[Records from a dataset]

#####

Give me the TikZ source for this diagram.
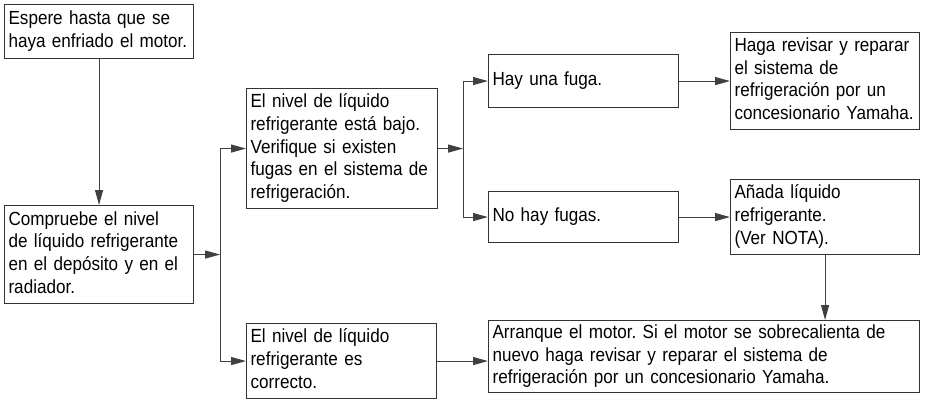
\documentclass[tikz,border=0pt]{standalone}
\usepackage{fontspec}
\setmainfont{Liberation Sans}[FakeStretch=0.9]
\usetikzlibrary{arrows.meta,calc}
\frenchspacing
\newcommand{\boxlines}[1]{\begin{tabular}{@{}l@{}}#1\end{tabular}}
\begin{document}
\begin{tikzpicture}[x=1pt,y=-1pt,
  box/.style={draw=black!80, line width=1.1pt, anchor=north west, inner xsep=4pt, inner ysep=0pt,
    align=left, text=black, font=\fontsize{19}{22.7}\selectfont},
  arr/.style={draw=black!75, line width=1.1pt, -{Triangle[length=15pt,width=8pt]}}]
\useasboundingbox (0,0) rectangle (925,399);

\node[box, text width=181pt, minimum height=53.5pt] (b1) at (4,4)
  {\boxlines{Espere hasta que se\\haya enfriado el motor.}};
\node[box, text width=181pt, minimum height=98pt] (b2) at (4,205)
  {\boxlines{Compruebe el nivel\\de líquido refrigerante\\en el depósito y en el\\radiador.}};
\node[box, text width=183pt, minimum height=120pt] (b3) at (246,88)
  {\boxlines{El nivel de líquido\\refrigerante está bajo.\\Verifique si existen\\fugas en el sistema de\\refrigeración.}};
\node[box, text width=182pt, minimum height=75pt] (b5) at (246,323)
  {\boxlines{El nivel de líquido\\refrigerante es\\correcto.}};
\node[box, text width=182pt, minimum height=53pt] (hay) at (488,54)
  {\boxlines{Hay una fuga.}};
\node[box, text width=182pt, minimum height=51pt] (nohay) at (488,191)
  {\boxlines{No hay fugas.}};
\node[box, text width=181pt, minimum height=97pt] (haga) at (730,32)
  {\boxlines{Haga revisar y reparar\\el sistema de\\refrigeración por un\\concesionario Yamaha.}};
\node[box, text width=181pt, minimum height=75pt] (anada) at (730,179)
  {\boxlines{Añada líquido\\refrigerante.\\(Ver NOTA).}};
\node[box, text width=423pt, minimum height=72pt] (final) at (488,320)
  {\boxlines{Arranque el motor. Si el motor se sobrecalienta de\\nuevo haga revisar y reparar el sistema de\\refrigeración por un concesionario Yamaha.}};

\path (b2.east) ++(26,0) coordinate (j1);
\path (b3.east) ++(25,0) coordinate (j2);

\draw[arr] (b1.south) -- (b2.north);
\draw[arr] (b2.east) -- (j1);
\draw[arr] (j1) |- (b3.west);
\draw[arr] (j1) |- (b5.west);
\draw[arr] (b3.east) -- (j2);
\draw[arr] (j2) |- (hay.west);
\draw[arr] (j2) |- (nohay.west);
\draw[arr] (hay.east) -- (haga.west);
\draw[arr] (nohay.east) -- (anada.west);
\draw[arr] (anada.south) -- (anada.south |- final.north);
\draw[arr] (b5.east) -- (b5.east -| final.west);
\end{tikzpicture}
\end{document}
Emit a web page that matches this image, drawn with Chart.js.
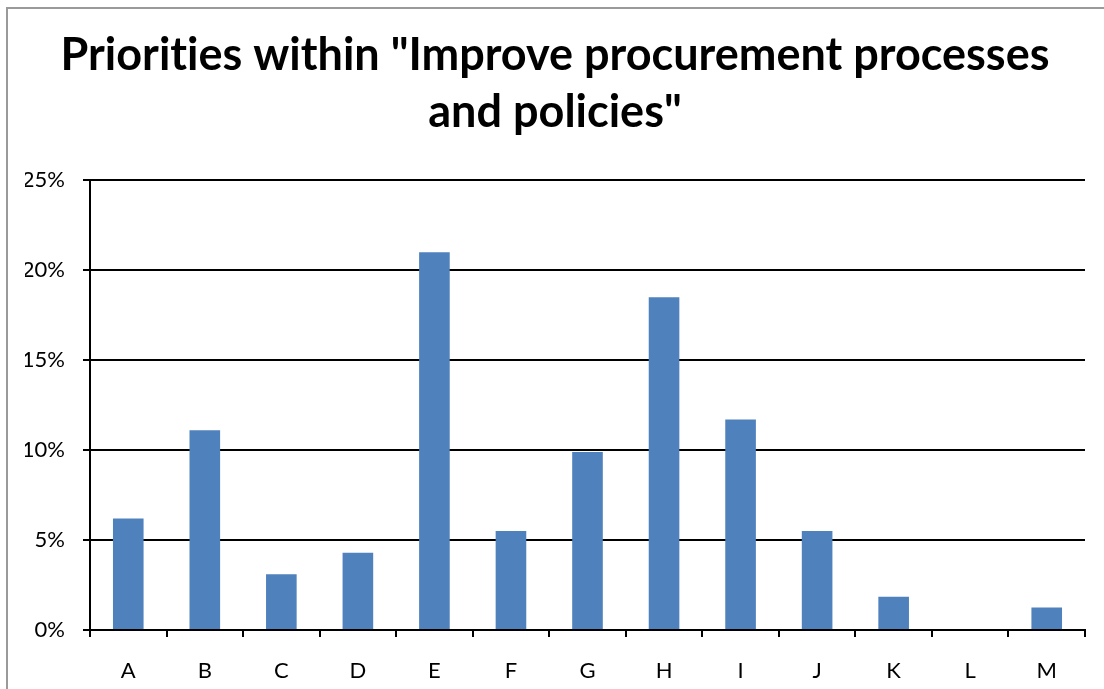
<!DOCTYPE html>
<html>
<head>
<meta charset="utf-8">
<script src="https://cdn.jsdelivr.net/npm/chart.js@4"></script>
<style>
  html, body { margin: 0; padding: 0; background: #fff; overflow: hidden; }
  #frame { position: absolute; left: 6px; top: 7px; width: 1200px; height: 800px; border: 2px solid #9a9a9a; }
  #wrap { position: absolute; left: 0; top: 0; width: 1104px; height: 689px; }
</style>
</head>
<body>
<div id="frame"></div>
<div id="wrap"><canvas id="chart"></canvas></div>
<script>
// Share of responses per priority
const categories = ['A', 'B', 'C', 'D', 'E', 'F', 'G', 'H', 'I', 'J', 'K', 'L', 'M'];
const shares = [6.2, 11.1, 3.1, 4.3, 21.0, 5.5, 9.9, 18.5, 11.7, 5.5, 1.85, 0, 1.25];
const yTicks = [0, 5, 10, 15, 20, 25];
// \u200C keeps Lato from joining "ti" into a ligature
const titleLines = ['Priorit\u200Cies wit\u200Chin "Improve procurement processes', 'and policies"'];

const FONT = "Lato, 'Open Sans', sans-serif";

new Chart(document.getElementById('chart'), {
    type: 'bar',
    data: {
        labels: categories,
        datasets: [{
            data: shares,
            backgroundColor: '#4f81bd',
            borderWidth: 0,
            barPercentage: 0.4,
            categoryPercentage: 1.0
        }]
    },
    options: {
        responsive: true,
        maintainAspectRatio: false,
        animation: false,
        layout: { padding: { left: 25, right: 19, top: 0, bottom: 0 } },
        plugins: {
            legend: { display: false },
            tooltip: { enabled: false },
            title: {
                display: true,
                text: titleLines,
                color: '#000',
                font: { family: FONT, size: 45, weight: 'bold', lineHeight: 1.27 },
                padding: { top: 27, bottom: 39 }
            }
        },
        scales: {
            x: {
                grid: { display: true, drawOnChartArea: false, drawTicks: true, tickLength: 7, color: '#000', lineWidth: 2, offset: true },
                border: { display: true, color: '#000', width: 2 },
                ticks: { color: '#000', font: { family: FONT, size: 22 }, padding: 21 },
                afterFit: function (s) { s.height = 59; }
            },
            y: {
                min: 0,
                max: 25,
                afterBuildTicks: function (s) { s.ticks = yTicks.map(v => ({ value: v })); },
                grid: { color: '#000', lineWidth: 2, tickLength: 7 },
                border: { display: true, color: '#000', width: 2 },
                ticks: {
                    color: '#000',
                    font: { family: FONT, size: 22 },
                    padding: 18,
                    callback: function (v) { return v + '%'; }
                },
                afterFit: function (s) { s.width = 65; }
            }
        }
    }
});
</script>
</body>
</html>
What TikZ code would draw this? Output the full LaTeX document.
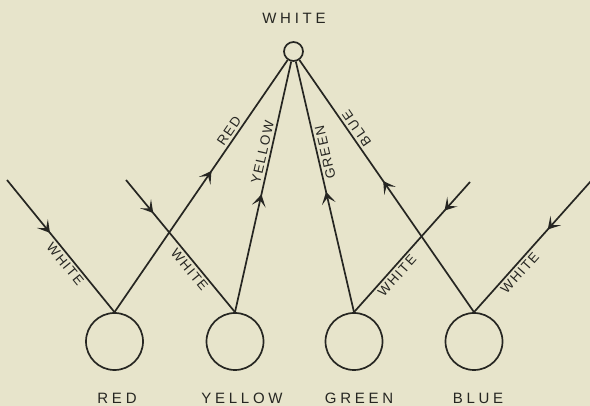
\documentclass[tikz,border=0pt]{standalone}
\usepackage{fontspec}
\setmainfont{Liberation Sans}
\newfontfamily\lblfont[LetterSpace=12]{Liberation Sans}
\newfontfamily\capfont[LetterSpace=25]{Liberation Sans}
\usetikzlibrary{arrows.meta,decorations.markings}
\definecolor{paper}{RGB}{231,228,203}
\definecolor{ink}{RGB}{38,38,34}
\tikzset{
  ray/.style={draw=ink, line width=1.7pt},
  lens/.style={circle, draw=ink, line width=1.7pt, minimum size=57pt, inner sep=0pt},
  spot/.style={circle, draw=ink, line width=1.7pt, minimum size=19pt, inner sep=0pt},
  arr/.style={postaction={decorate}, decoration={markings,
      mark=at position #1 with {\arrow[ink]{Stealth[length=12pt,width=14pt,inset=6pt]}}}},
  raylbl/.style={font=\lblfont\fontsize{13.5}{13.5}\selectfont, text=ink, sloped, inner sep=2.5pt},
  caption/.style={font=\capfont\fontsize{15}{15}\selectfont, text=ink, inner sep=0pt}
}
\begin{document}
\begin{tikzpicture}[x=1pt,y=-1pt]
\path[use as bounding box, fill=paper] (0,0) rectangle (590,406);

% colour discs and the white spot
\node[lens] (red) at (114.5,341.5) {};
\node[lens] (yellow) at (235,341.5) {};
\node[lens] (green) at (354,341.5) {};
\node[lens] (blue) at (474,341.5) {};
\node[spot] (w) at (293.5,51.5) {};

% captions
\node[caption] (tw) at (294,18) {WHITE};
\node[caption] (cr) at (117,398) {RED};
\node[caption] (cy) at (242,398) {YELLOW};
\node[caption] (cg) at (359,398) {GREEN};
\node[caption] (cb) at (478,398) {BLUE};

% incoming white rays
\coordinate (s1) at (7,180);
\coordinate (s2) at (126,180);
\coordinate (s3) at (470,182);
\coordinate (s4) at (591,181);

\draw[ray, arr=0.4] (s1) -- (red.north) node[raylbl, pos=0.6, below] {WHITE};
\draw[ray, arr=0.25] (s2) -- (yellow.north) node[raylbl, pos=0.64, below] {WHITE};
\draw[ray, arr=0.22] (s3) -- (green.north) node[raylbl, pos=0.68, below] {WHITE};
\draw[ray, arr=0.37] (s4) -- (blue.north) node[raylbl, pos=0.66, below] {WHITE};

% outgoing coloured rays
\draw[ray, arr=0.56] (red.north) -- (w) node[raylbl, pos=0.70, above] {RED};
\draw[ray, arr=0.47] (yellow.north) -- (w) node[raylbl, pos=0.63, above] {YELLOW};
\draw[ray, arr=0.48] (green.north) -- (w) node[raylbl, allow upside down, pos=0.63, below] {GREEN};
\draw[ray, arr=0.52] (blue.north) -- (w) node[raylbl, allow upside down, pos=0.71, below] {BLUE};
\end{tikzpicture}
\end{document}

#####

Omitting all pictures, restate exactly the lines of the material from its start through the line that contains "(0,0) rectangle (925,399);".

Give me the TikZ source for this diagram.
\documentclass[tikz,border=0pt]{standalone}
\usepackage{fontspec}
\setmainfont{Liberation Sans}[FakeStretch=0.9]
\usetikzlibrary{arrows.meta,calc}
\frenchspacing
\newcommand{\boxlines}[1]{\begin{tabular}{@{}l@{}}#1\end{tabular}}
\begin{document}
\begin{tikzpicture}[x=1pt,y=-1pt,
  box/.style={draw=black!80, line width=1.1pt, anchor=north west, inner xsep=4pt, inner ysep=0pt,
    align=left, text=black, font=\fontsize{19}{22.7}\selectfont},
  arr/.style={draw=black!75, line width=1.1pt, -{Triangle[length=15pt,width=8pt]}}]
\useasboundingbox (0,0) rectangle (925,399);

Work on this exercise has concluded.